■ WHAT THIS TASK INVOLVES
Lift out each line of the data that holds "matplotlib".

■ DATA ROWS
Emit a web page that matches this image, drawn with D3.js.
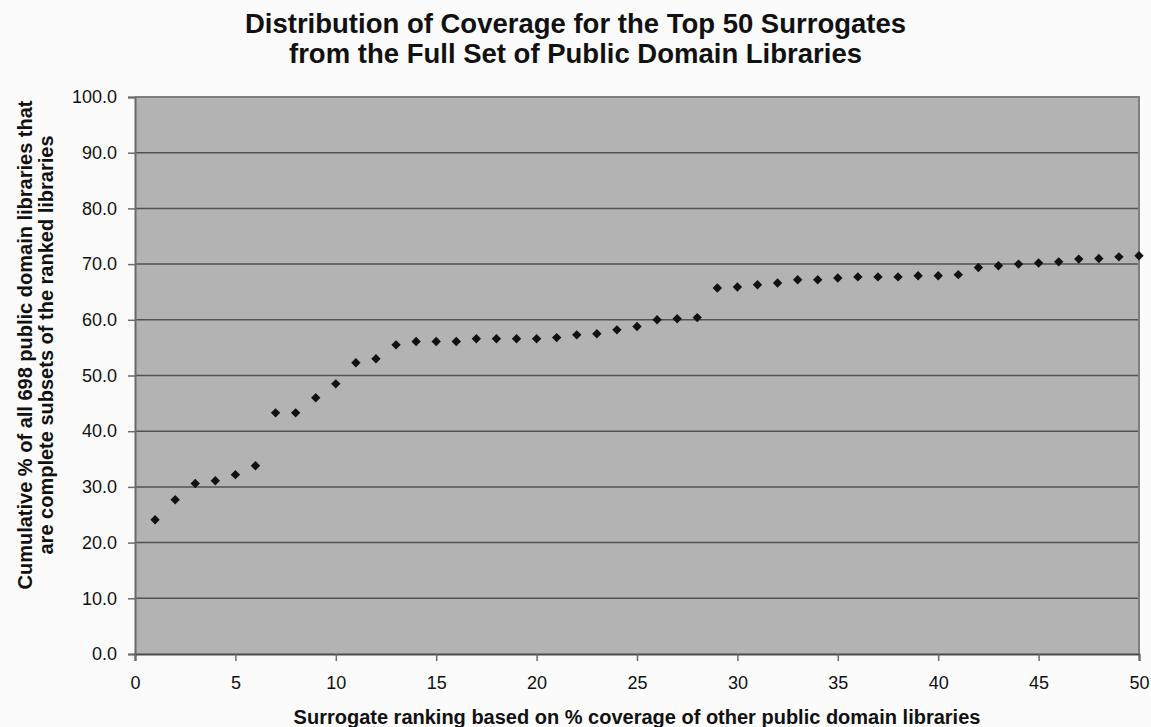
<!DOCTYPE html>
<html>
<head>
<meta charset="utf-8">
<script src="https://cdn.jsdelivr.net/npm/d3@7"></script>
<style>
  html, body { margin: 0; padding: 0; background: #fbfbfb; }
  svg { display: block; font-family: "Liberation Sans", Arial, sans-serif; }
</style>
</head>
<body>
<svg id="chart" width="1151" height="727"></svg>
<script>
// Surrogate rank (1..50) and cumulative coverage (%)
const ranks = d3.range(1, 51);
const coverage = [
  24.1, 27.7, 30.6, 31.1, 32.2, 33.8, 43.3, 43.3, 46.0, 48.5,
  52.3, 53.0, 55.5, 56.1, 56.1, 56.1, 56.6, 56.6, 56.6, 56.6,
  56.8, 57.3, 57.5, 58.2, 58.8, 60.0, 60.2, 60.4, 65.7, 65.9,
  66.3, 66.6, 67.2, 67.2, 67.5, 67.7, 67.7, 67.7, 67.9, 67.9,
  68.1, 69.4, 69.7, 70.0, 70.2, 70.4, 70.9, 71.0, 71.3, 71.5
];
const xTicks = [0, 5, 10, 15, 20, 25, 30, 35, 40, 45, 50];
const yTicks = [0, 10, 20, 30, 40, 50, 60, 70, 80, 90, 100];
const titleLines = [
  "Distribution of Coverage for the Top 50 Surrogates",
  "from the Full Set of Public Domain Libraries"
];
const yTitleLines = [
  "Cumulative % of all 698 public domain libraries that",
  "are complete subsets of the ranked libraries"
];
const xTitle = "Surrogate ranking based on % coverage of other public domain libraries";

const svg = d3.select("#chart");
const margin = { left: 135, right: 12, top: 97, bottom: 73 };
const W = 1151, H = 727;
const plotW = W - margin.left - margin.right;
const plotH = H - margin.top - margin.bottom;

const x = d3.scaleLinear().domain([0, 50]).range([0, plotW]);
const y = d3.scaleLinear().domain([0, 100]).range([plotH, 0]);

const g = svg.append("g").attr("transform", `translate(${margin.left},${margin.top})`);

// plot area
g.append("rect")
  .attr("width", plotW).attr("height", plotH)
  .attr("fill", "#b3b3b3");

// horizontal gridlines
g.append("g").selectAll("line")
  .data(yTicks.filter(t => t > 0 && t < 100))
  .join("line")
  .attr("x1", 0).attr("x2", plotW)
  .attr("y1", d => y(d)).attr("y2", d => y(d))
  .attr("stroke", "#525252").attr("stroke-width", 1.5);

// frame: top and right edges lighter
g.append("path")
  .attr("d", `M0,0H${plotW}V${plotH}`)
  .attr("fill", "none").attr("stroke", "#7f7f7f").attr("stroke-width", 2);

// y axis
const yAxis = g.append("g")
  .call(d3.axisLeft(y).tickValues(yTicks).tickFormat(d3.format(".1f")).tickSize(7).tickPadding(11));
yAxis.select(".domain").attr("stroke", "#6a6a6a").attr("stroke-width", 2);
yAxis.selectAll(".tick line").attr("stroke", "#6a6a6a").attr("stroke-width", 1.5);
yAxis.selectAll(".tick text").attr("font-size", 18).attr("fill", "#111")
  .attr("font-family", "Liberation Sans, Arial, sans-serif");

// x axis
const xAxis = g.append("g")
  .attr("transform", `translate(0,${plotH})`)
  .call(d3.axisBottom(x).tickValues(xTicks).tickSize(7).tickPadding(15));
xAxis.select(".domain").attr("stroke", "#4a4a4a").attr("stroke-width", 2);
xAxis.selectAll(".tick line").attr("stroke", "#6a6a6a").attr("stroke-width", 1.5);
xAxis.selectAll(".tick text").attr("font-size", 18).attr("fill", "#111")
  .attr("font-family", "Liberation Sans, Arial, sans-serif");

// diamond markers
const diamond = d3.symbol().type(d3.symbolSquare).size(44);
g.append("g").selectAll("path")
  .data(ranks.map((r, i) => ({ r, v: coverage[i] })))
  .join("path")
  .attr("d", diamond)
  .attr("transform", d => `translate(${x(d.r)},${y(d.v)}) rotate(45)`)
  .attr("fill", "#111");

// title, centred on the whole chart
const tx = W / 2;
svg.append("text")
  .attr("x", tx).attr("text-anchor", "middle")
  .attr("font-size", 27.5).attr("font-weight", "bold").attr("fill", "#111")
  .selectAll("tspan").data(titleLines).join("tspan")
  .attr("x", tx).attr("y", (d, i) => 33 + i * 30)
  .text(d => d);

// x-axis title, centred on the plot
const cx = margin.left + plotW / 2;
svg.append("text")
  .attr("x", cx).attr("y", 724).attr("text-anchor", "middle")
  .attr("font-size", 20).attr("font-weight", "bold").attr("fill", "#111")
  .text(xTitle);

// y-axis title
const cy = 345;
svg.append("text")
  .attr("transform", `translate(0,${cy}) rotate(-90)`)
  .attr("text-anchor", "middle")
  .attr("font-size", 20).attr("font-weight", "bold").attr("fill", "#111")
  .selectAll("tspan").data(yTitleLines).join("tspan")
  .attr("x", 0).attr("y", (d, i) => 32 + i * 21)
  .text(d => d);
</script>
</body>
</html>
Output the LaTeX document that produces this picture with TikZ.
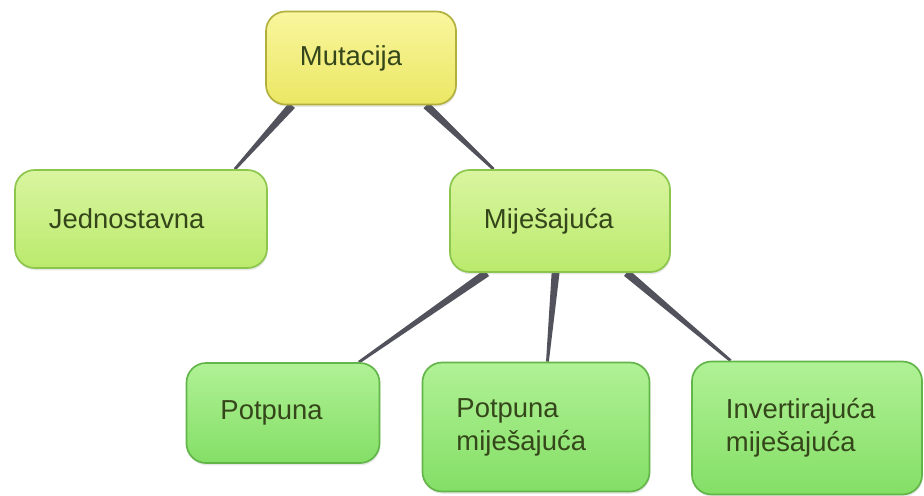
\documentclass[tikz,border=0pt]{standalone}
\usepackage{fontspec}
\setmainfont{Liberation Sans}
\usepackage{tikz}
\usetikzlibrary{calc,shadows,backgrounds}
\definecolor{yelTop}{HTML}{F9F69E}
\definecolor{yelBot}{HTML}{EBE764}
\definecolor{yelLine}{HTML}{B2B03C}
\definecolor{midTop}{HTML}{D9F5A0}
\definecolor{midBot}{HTML}{BAEA6C}
\definecolor{midLine}{HTML}{8CC64C}
\definecolor{leafTop}{HTML}{B0F196}
\definecolor{leafBot}{HTML}{84DF66}
\definecolor{leafLine}{HTML}{62B548}
\definecolor{textDark}{HTML}{34461A}
\definecolor{linkGray}{HTML}{52525C}
\tikzset{
  topic/.style={
    rectangle,
    rounded corners=14pt,
    line width=1.2pt,
    align=left,
    inner xsep=0.85cm,
    inner ysep=2pt,
    text=textDark,
    font=\fontsize{19.5}{23.5}\selectfont,
    drop shadow={opacity=0.18,shadow xshift=0.6pt,shadow yshift=-1.6pt}
  },
  root/.style={topic, draw=yelLine, top color=yelTop, bottom color=yelBot},
  branch/.style={topic, draw=midLine, top color=midTop, bottom color=midBot},
  leaf/.style={topic, draw=leafLine, top color=leafTop, bottom color=leafBot},
  link/.style={fill=linkGray}
}
% tapered connector: parent, fraction along its bottom, child, fraction along its top
\newcommand{\twig}[4]{%
  \coordinate (t1) at ($(#1.south west)!#2!(#1.south east)$);
  \coordinate (t2) at ($(#3.north west)!#4!(#3.north east)$);
  \fill[link] ($(t1)!2.8pt!90:(t2)$) -- ($(t2)!1pt!-90:(t1)$)
    -- ($(t2)!1pt!90:(t1)$) -- ($(t1)!2.8pt!-90:(t2)$) -- cycle;}

\begin{document}
\begin{tikzpicture}[x=0.025cm, y=-0.025cm]
  \useasboundingbox (0,0) rectangle (924,495);
  \node[root, text width=3.05cm, minimum height=2.325cm] (mut) at (361,58) {Mutacija};
  \node[branch, text width=4.6cm, minimum height=2.45cm] (jed) at (141,219) {Jednostavna};
  \node[branch, text width=3.8cm, minimum height=2.55cm] (mij) at (560,221) {Miješajuća};
  \node[leaf, text width=3.125cm, minimum height=2.5cm] (pot) at (283,413) {Potpuna};
  \node[leaf, text width=3.975cm, minimum height=3.225cm] (potmij) at (536,427) {Potpuna\\miješajuća};
  \node[leaf, text width=4.05cm, minimum height=3.325cm] (invmij) at (807,428) {Invertirajuća\\miješajuća};

  \begin{pgfonlayer}{background}
    \twig{mut}{0.14}{jed}{0.87}
    \twig{mut}{0.84}{mij}{0.20}
    \twig{mij}{0.17}{pot}{0.89}
    \twig{mij}{0.48}{potmij}{0.55}
    \twig{mij}{0.80}{invmij}{0.17}
  \end{pgfonlayer}
\end{tikzpicture}
\end{document}
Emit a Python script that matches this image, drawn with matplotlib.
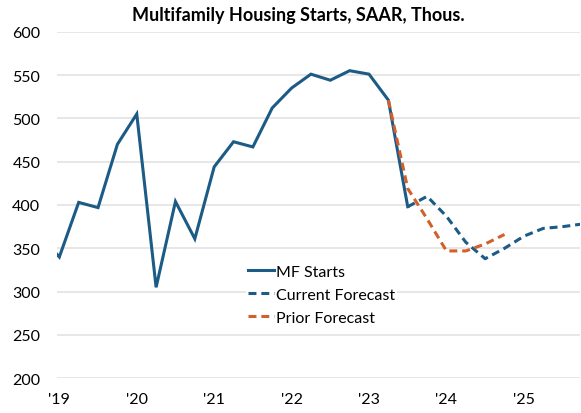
import matplotlib
matplotlib.use("Agg")
import matplotlib.pyplot as plt

plt.rcParams['font.family'] = ['Lato', 'DejaVu Sans']

# ---- data (quarterly, SAAR, thousands) ----
mf_quarters = ["2018Q4", "2019Q1", "2019Q2", "2019Q3", "2019Q4",
               "2020Q1", "2020Q2", "2020Q3", "2020Q4",
               "2021Q1", "2021Q2", "2021Q3", "2021Q4",
               "2022Q1", "2022Q2", "2022Q3", "2022Q4",
               "2023Q1", "2023Q2", "2023Q3"]
mf_starts = [365, 340, 403, 397, 470,
             505, 305, 404, 361,
             444, 473, 467, 512,
             535, 551, 544, 555,
             551, 521, 398]

cur_quarters = ["2023Q3", "2023Q4", "2024Q1", "2024Q2", "2024Q3", "2024Q4",
                "2025Q1", "2025Q2", "2025Q3", "2025Q4"]
cur_forecast = [398, 410, 387, 357, 338, 350, 364, 373, 375, 378]

prior_quarters = ["2023Q2", "2023Q3", "2023Q4", "2024Q1", "2024Q2", "2024Q3", "2024Q4"]
prior_forecast = [521, 419, 384, 347, 347, 355, 366]

tick_years = [2019, 2020, 2021, 2022, 2023, 2024, 2025]
tick_labels = ["'19", "'20", "'21", "'22", "'23", "'24", "'25"]
y_ticks = [200, 250, 300, 350, 400, 450, 500, 550, 600]

title = "Multifamily Housing Starts, SAAR, Thous."
labels = ["MF Starts", "Current Forecast", "Prior Forecast"]

BLUE = "#1b5b86"
ORANGE = "#d2602b"


def qidx(q):
    y, n = q.split("Q")
    return (int(y) - 2019) * 4 + int(n) - 1


fig = plt.figure(figsize=(5.81, 4.14), dpi=100)
ax = fig.add_axes([57 / 581, 34.7 / 414, 523 / 581, 346.6 / 414])

ax.plot([qidx(q) for q in mf_quarters], mf_starts, color=BLUE, lw=2.2,
        solid_joinstyle='miter', label=labels[0], zorder=3)
ax.plot([qidx(q) for q in cur_quarters], cur_forecast, color=BLUE, lw=2.2,
        linestyle=(0, (2.6, 1.6)), label=labels[1], zorder=3)
ax.plot([qidx(q) for q in prior_quarters], prior_forecast, color=ORANGE, lw=2.2,
        linestyle=(0, (2.6, 1.6)), label=labels[2], zorder=4)

ax.set_xlim(-0.12, 26.9)
ax.set_ylim(200, 600)
ax.set_yticks(y_ticks)
ax.set_xticks([(y - 2019) * 4 for y in tick_years])
ax.set_xticklabels(tick_labels)
ax.grid(axis='y', color='#e3e3e3', lw=1.2, zorder=0)
ax.set_axisbelow(True)
for s in ax.spines.values():
    s.set_visible(False)
ax.tick_params(axis='both', length=0, labelsize=11.5, colors='black')
ax.tick_params(axis='y', pad=12)
ax.tick_params(axis='x', pad=10)

fig.text(298 / 581, 1 - 15 / 414, title, ha='center', va='center',
         fontsize=13, fontweight='bold')

leg = ax.legend(loc='upper left', bbox_to_anchor=(246 / 581, 1 - 263 / 414),
                bbox_transform=fig.transFigure, frameon=True, fancybox=False,
                edgecolor='none', facecolor='white', framealpha=1,
                fontsize=11.5, handlelength=1.6, handletextpad=0.1,
                labelspacing=0.55, borderpad=0.15, borderaxespad=0)
leg.set_zorder(5)

fig.savefig("out.png", dpi=100)
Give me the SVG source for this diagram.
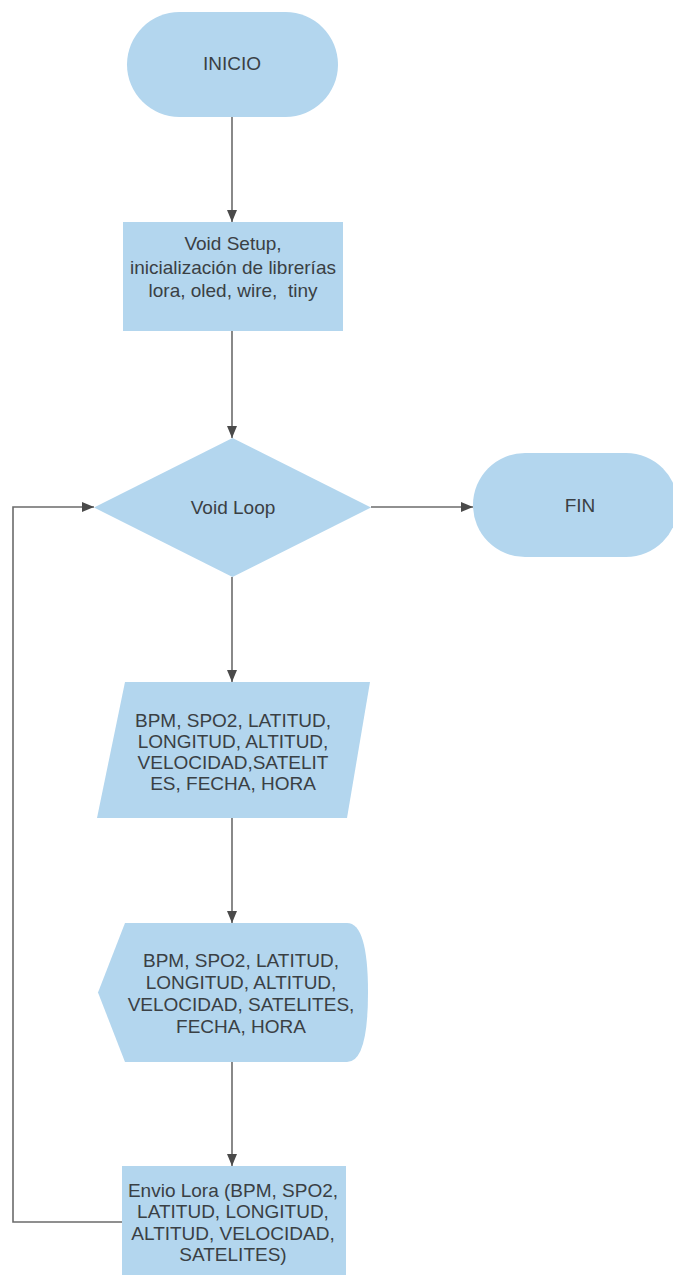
<svg xmlns="http://www.w3.org/2000/svg" width="673" height="1275" viewBox="0 0 673 1275">
<style>
.shape{fill:#b3d6ee;stroke:none}
.lbl{font-family:"Liberation Sans",Arial,sans-serif;font-size:19px;fill:#3a4044;text-anchor:middle}
.edge{fill:none;stroke:#6b6b6b;stroke-width:1.6}
</style>
<defs>
<marker id="arr" viewBox="0 0 12 10" refX="12" refY="5" markerWidth="12" markerHeight="10" markerUnits="userSpaceOnUse" orient="auto">
<path d="M0,0 L12,5 L0,10 Z" fill="#4a4a4a"/>
</marker>
</defs>
<rect width="673" height="1275" fill="#ffffff"/>
<g id="connectors">
<path class="edge" d="M232,117 L232,222" marker-end="url(#arr)"/>
<path class="edge" d="M232,331 L232,438" marker-end="url(#arr)"/>
<path class="edge" d="M371,507 L473,507" marker-end="url(#arr)"/>
<path class="edge" d="M232,577 L232,682" marker-end="url(#arr)"/>
<path class="edge" d="M232,818 L232,923" marker-end="url(#arr)"/>
<path class="edge" d="M232,1062 L232,1166" marker-end="url(#arr)"/>
<path class="edge" d="M122,1222 L13,1222 L13,507 L94,507" marker-end="url(#arr)"/>
</g>
<g id="inicio">
<rect class="shape" x="127" y="12" width="211" height="105" rx="52.5" ry="52.5"/>
<text class="lbl" x="232" y="70">INICIO</text>
</g>
<g id="setup">
<rect class="shape" x="123" y="222" width="220" height="109"/>
<text class="lbl" x="233" y="250">Void Setup,</text>
<text class="lbl" x="233" y="274">inicialización de librerías</text>
<text class="lbl" x="233" y="297" xml:space="preserve">lora, oled, wire,  tiny</text>
</g>
<g id="loop">
<polygon class="shape" points="232.5,438 371,507.5 232.5,577 94,507.5"/>
<text class="lbl" x="233" y="514">Void Loop</text>
</g>
<g id="fin">
<rect class="shape" x="473" y="453" width="205" height="104" rx="52" ry="52"/>
<text class="lbl" x="580" y="512">FIN</text>
</g>
<g id="input">
<polygon class="shape" points="125,682 370,682 347,818 97,818"/>
<text class="lbl" x="233" y="727">BPM, SPO2, LATITUD,</text>
<text class="lbl" x="233" y="748">LONGITUD, ALTITUD,</text>
<text class="lbl" x="233" y="769">VELOCIDAD,SATELIT</text>
<text class="lbl" x="233" y="790">ES, FECHA, HORA</text>
</g>
<g id="display">
<path class="shape" d="M125,923 L347,923 Q368,923 368,992.5 Q368,1062 347,1062 L125,1062 L98,992.5 Z"/>
<text class="lbl" x="241" y="967">BPM, SPO2, LATITUD,</text>
<text class="lbl" x="241" y="989">LONGITUD, ALTITUD,</text>
<text class="lbl" x="241" y="1011">VELOCIDAD, SATELITES,</text>
<text class="lbl" x="241" y="1033">FECHA, HORA</text>
</g>
<g id="envio">
<rect class="shape" x="122" y="1166" width="224" height="115"/>
<text class="lbl" x="233" y="1197">Envio Lora (BPM, SPO2,</text>
<text class="lbl" x="233" y="1218">LATITUD, LONGITUD,</text>
<text class="lbl" x="233" y="1240">ALTITUD, VELOCIDAD,</text>
<text class="lbl" x="233" y="1261">SATELITES)</text>
</g>
</svg>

■ FULL SOLUTION
Emit a Python script that matches this image, drawn with matplotlib.
import matplotlib
matplotlib.use("Agg")
import matplotlib.pyplot as plt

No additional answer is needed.